Texas Attorney General Ken Paxton is employing the same strategy against those lawmakers who voted to impeach him earlier this year. For the purposes of this blog post, I am going to concentrate on Abbott’s campaign of revenge.

It is absurd!

To their credit, the rural GOP legislators who dug in against vouchers have held firm in their opposition, likely signaling an end to the string of special legislative sessions Abbott kept calling in an effort to foist his voucher plan on Texans. Their resistance infuriates Abbott, to be sure.

My response to that? Big … fu**ing … deal!

These lawmakers are looking out for the interests of the folks who sent them to Austin to do their bidding, not dance to the tune called by Greg Abbott.

Game over, Gov. Abbott

Texas Gov. Greg Abbott hasn’t yet disclosed whether he plans to summon the Legislature for a fifth special session.

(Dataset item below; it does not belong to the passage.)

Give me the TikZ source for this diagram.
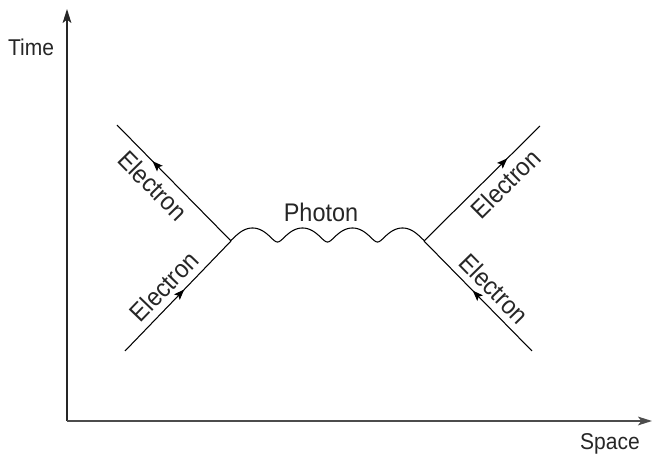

My hope is that he calls it a day, surrenders to the reality that his cherished school voucher program is DOA, that the House of Reps isn’t going to go along with his notion of robbing public education of money to benefit private schools.

He can wait until the 2025 Legislature to try again, even though it will remain a bad idea in two years.

Rural GOP lawmakers bristled at the notion of taking money from public schools. Why? Because the school system is the heart and soul of many of these communities. I endorse their resistance.

To that end, Gov. Abbott needs to call it quits on this notion.

Our Legislature comprises Texans who have day jobs when they’re not legislating. It’s expensive to the state to call them back. It’s also expensive to many of our lawmakers who need to put their working lives on hold.

Give it up, Gov. Abbott.

GOP regrets all that power?

A saying comes to mind when I consider the infighting and back-biting within the Texas Republican Party’s political hierarchy.

Be careful what you wish for …

Gromer Jeffers Jr., who covers politics for the Dallas Morning News, refers to the “scrum” that has developed between Texas House Speaker Dade Phelan and Lt. Gov. Dan Patrick. Both legislative chambers are at odds with each other over Gov. Greg Abbott’s No. 1 legislative priority: school vouchers.

Republicans who command a super majority in both chambers cannot bridge the chasm that separates the MAGA/Freedom Caucus crowd from the more “establishment” elements within the GOP.

This thought entered my sometimes thick skull this morning as I read Gromers’ piece in the DMN: Might it be time for Texas Democrats to re-emerge from their decades in the wilderness to become a political force in this state? Ponder this for a moment: It could serve Republicans well to have a strong opposition party with which it could do battle rather than wasting time squabbling among themselves.

Phelan and Patrick’s alliance flew off the rails when the House impeached Attorney General Ken Paxton. The impeachment vote was heavily bipartisan; it was overwhelming. Paxton’s subsequent acquittal in the Senate trial brought out Patrick’s scorn for the decision delivered by the House … and he stated his contempt for the House immediately after Paxton’s acquittal.

Both sides are digging in. House GOP members dislike much of the voucher notion, much to the chagrin of GOP senators. Phelan backs his House colleagues, while Patrick stands with the Senate.

How do Democrats parlay all of this into political advantage that suits them? I suppose they can beat the drum over governmental incompetence, noting that Republicans are so damn entrenched in their dislike for each other that they let key legislation slip away. Then again, a united Republican Party would do Democrats little good … correct?

I am just one Texas resident who has grown tired of the Legislature’s inaction. I favor good government over no government. Republicans who own most of the Legislature’s seats — along with every statewide elected office — have continued to demonstrate big-league incompetence.

Democrats might have a way out of the darkness, but only if they can cobble together an agenda that doesn’t draw heavy fire from the demagogic wing of the Republicans.